Penulis
Intisari-online.com - China memang menjalin banyak hubungan dengan negara manapun di dunia, namun sedikit diketahui dengan negara Arab.
Meski demikian, laporan Wall Street Journal, China diketahui membangun fasilitas militer bawah tanah di pelabuhan komersial Khalifa.
AS memantaunya selama setahun dan menemukan banyak detail mencurigakan
Pelabuhan ini terletak sekitar 80km dari ibu kota Abu Dhabi Uni Emirat Arab (UEA).
The Wall Street Journal adalah surat kabar AS pertama yang melaporkan, membenarkan bahwa proyek konstruksi di pelabuhan ini telah dihentikan.
Kemudian, kantor berita CNN, mengutip dua sumber yang mengetahui masalah tersebut, juga mengatakan bahwa setidaknya untuk saat ini, pembangunan di dalam pelabuhan peti kemas Khalifa harus dihentikan setelah mendapat tekanan dari pejabat diplomatik AS.
Menurut CNN, pejabat senior dan banyak anggota tinggi Kongres AS telah memantau proyek ini dengan cermat setidaknya selama satu tahun karena mereka pikir ada pangkalan militer tersembunyi di pelabuhan komersial Khalifa.
Tetapi China dan UEA telah mengkonfirmasi bahwa proyek tersebut murni untuk tujuan komersial tetapi pejabat intelijen AS mengamati, banyak kapal yang disamarkan menjadi kapal komersial, seperti yang biasa digunakan militer China untuk pengumpulan intelijen masuk dan meninggalkan pelabuhan, kantor berita CNN mengutip dua sumber terdekat mengatakan.
Menurut The Wall Street Journal (WSJ), beberapa citra satelit dari pelabuhan Khalifa menunjukkan banyak detail mencurigakan tentang pekerjaan konstruksi di dalam pelabuhan peti kemas, yang dibangun dan dioperasikan oleh perusahaan pelayaran China Cosco.
Ini termasuk detail seperti penggalian, yang diyakini sebagai bangunan bertingkat, dan area yang ditutup untuk menghindari pengawasan dari luar.
Menurut CNN, dalam beberapa bulan terakhir, pejabat dan anggota kongres AS terus memiliki pengaruh diplomatik terkait proyek ini, bahkan berencana untuk membatalkan pesanan penjualan jet tempur canggih dan senjata serta amunisi canggih lainnya.
WSJ melaporkan bahwa Presiden AS Joe Biden berbicara langsung dengan Putra Mahkota Mohammed bin Zayed al-Nahyan dari Abu Dhabi dua kali, pada bulan Mei dan Agustus.
"Terakhir kali kami periksa, kami berhasil membujuk pihak UEA untuk menghentikan proyek ini.

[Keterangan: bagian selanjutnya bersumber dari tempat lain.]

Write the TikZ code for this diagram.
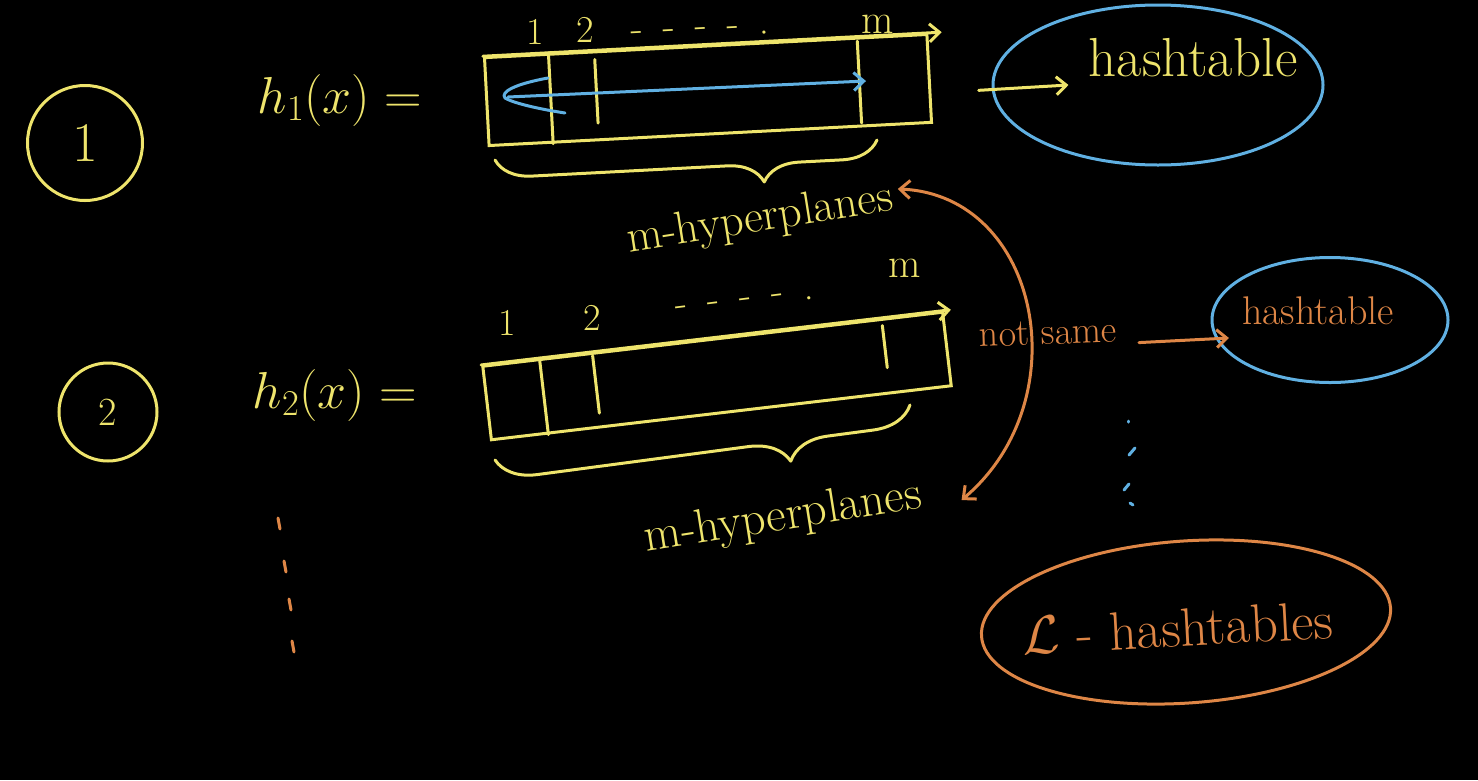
\RequirePackage{fix-cm}
\documentclass[tikz,border=0pt]{standalone}
\usepackage{amsmath}
\usetikzlibrary{arrows.meta,positioning,calc,shapes.geometric,decorations.pathreplacing}
\definecolor{chalkyellow}{RGB}{238,228,108}
\definecolor{chalkblue}{RGB}{96,176,226}
\definecolor{chalkorange}{RGB}{222,134,70}

\begin{document}
\begin{tikzpicture}[
    x=1pt, y=-1pt,
    every node/.style={inner sep=0pt},
    hand/.style={font=\fontsize{#1}{#1}\selectfont},
    stroke/.style={line width=3pt, line cap=round, line join=round},
    ring/.style={draw, circle, line width=3pt},
    pond/.style={draw, ellipse, line width=3pt},
    cellrow/.style={draw=chalkyellow, line width=3pt},
    tip/.style={-{Straight Barb[length=10pt, width=18pt]}},
    bothtips/.style={{Straight Barb[length=10pt, width=18pt]}-{Straight Barb[length=10pt, width=18pt]}},
    hbrace/.style={stroke, chalkyellow, decorate, decoration={brace, amplitude=#1, aspect=0.3}}
]
\fill[black] (0,0) rectangle (1478,780);
\useasboundingbox (0,0) rectangle (1478,780);

% first hash function
\node[ring, draw=chalkyellow, minimum size=115pt, text=chalkyellow, hand=56] (one) at (85,143) {1};
\node[hand=52, text=chalkyellow] (h1) at (340,100) {$h_1(x)=$};
\node[cellrow, minimum width=443pt, minimum height=88pt, rotate=3] (box1) at (708,90) {};
\foreach \f/\a/\b in {0.147/0/1, 0.25/0.1/0.8, 0.84/0.05/0.95} {
  \coordinate (top) at ($(box1.north west)!\f!(box1.north east)$);
  \coordinate (bot) at ($(box1.south west)!\f!(box1.south east)$);
  \draw[stroke, chalkyellow] ($(top)!\a!(bot)$) -- ($(top)!\b!(bot)$);
}
\draw[stroke, chalkyellow, tip] (box1.north west) -- ($(box1.north west)!1.03!(box1.north east)$);
\node[hand=38, text=chalkyellow] (b1one) at (535,32) {1};
\node[hand=38, text=chalkyellow] (b1two) at (585,30) {2};
\node[hand=40, text=chalkyellow, rotate=3] (b1dots) at (700,33) {-\enspace-\enspace-\enspace-\enspace.};
\node[hand=42, text=chalkyellow] (b1m) at (878,24) {m};
% blue sweep from the first cell to the last
\draw[stroke, chalkblue] (548,78) .. controls (515,84) and (500,92) .. (505,98)
  .. controls (515,104) and (545,110) .. (565,113);
\draw[stroke, chalkblue, tip] (508,97) -- (866,81);
\draw[hbrace=36pt] (877,140) -- (495,160);
\node[hand=46, text=chalkyellow, rotate=9] (hp1) at (760,220) {m-hyperplanes};

% hashtable for the first function
\node[pond, draw=chalkblue, minimum width=330pt, minimum height=160pt] (ht1) at (1158,85) {};
\node[hand=55, text=chalkyellow] (ht1text) at (1193,58) {hashtable};
\draw[stroke, chalkyellow, tip] ([xshift=48pt,yshift=-12pt]box1.east) -- ([xshift=-20pt,yshift=-27pt]ht1text.west);

% second hash function
\node[ring, draw=chalkyellow, minimum size=98pt, text=chalkyellow, hand=40] (two) at (108,412) {2};
\node[hand=52, text=chalkyellow] (h2) at (335,395) {$h_2(x)=$};
\node[cellrow, minimum width=463pt, minimum height=74pt, rotate=6.7] (box2) at (717,376) {};
\foreach \f/\a/\b in {0.126/0/1, 0.24/0.05/0.8, 0.865/0.1/0.65} {
  \coordinate (top) at ($(box2.north west)!\f!(box2.north east)$);
  \coordinate (bot) at ($(box2.south west)!\f!(box2.south east)$);
  \draw[stroke, chalkyellow] ($(top)!\a!(bot)$) -- ($(top)!\b!(bot)$);
}
\draw[stroke, chalkyellow, tip] (box2.north west) -- ($(box2.north west)!1.015!(box2.north east)$);
\node[hand=38, text=chalkyellow] (b2one) at (507,323) {1};
\node[hand=38, text=chalkyellow] (b2two) at (592,318) {2};
\node[hand=40, text=chalkyellow, rotate=7] (b2dots) at (745,303) {-\enspace-\enspace-\enspace-\enspace.};
\node[hand=42, text=chalkyellow] (b2m) at (905,268) {m};
\draw[hbrace=40pt] (910,405) -- (495,460);
\node[hand=48, text=chalkyellow, rotate=9] (hp2) at (783,518) {m-hyperplanes};

% the two functions differ
\draw[stroke, chalkorange, bothtips] ([xshift=5pt,yshift=10pt]hp1.east) .. controls (1040,195) and (1080,400) .. ([xshift=40pt,yshift=-4pt]hp2.east);
\node[hand=38, text=chalkorange, rotate=2] (notsame) at (1048,333) {not same};
\node[pond, draw=chalkblue, minimum width=236pt, minimum height=125pt] (ht2) at (1330,320) {};
\node[hand=40, text=chalkorange] (ht2text) at (1318,311) {hashtable};
\draw[stroke, chalkorange, tip] ([xshift=22pt,yshift=-12pt]notsame.east) -- ([xshift=-13pt,yshift=-27pt]ht2text.west);

% more functions and tables
\foreach \x/\y in {278/518, 284/561, 289/599, 292/641}
  \draw[stroke, chalkorange] (\x,\y) -- ++(2,11);
\foreach \x/\y/\dx/\dy in {1128/421/0/1, 1135/448/-6/7, 1129/484/-5/6, 1130/503/3/2}
  \draw[stroke, chalkblue] (\x,\y) -- ++(\dx,\dy);
\node[pond, draw=chalkorange, minimum width=410pt, minimum height=162pt, rotate=4] (lall) at (1186,622) {};
\node[hand=54, text=chalkorange, rotate=3] (lalltext) at (1178,628) {$\mathcal{L}$ - hashtables};
\end{tikzpicture}
\end{document}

Namun, ini masih menjadi isu hangat," kata sumber CNN.
Sebelum informasi di atas, dari pihak UEA, juru bicara Kedutaan Besar UEA di Washington (AS) menegaskan bahwa kerajaan tidak pernah memiliki kesepakatan, rencana, diskusi, atau niat bagi China untuk mendirikan pangkalan militer atau pos terdepan, yang semacam itu.
Dewan Keamanan Nasional AS menolak berkomentar. Kedutaan China belum menanggapi.
"Ini masih menjadi isu hangat," katanya.
Empat tahun sebelumnya, angkatan laut China membangun pangkalan militer asing pertamanya di Djibouti, yang terletak di pelabuhan komersial Doraleh yang dikelola China.
Selain itu, China juga telah mengembangkan pelabuhan komersial di Pakistan dan Sri Lanka.
Pihak AS menganggap langkah China di atas jelas merupakan tindakan ingin membangun posisi yang kuat untuk akses militer.
Baik mantan Presiden AS Donald Trump dan pemimpin saat ini Joe Biden telah berusaha menekan, memaksa UEA untuk menangguhkan proyek di pelabuhan Khalifa yang terkait dengan China.
Sekarang, meskipun pekerjaan konstruksi rahasia di dalam pelabuhan hampir berhenti, para pejabat AS percaya bahwa kehadiran China yang semakin dalam di UEA masih bisa berbahaya dengan rencana penjualan pesawat.
F-35, drone Reaper dan sejumlah senjata amunisi canggih lainnya, dengan 23 miliar dolar AS ke UEA.
"F-35 adalah permata mahkota kami. Kami perlu melindungi teknologi kami dan keamanan semua mitra kami," kata Wakil Asisten Menteri Luar Negeri Mira Resnick awal pekan ini.
UEA adalah mitra penting AS dalam upaya kontra-terorisme di wilayah tersebut.
Saat ini, AS memiliki ribuan tentara yang ditempatkan di pangkalan udara UEA, hanya sekitar 30 km dari ibu kota Abu Dhabi.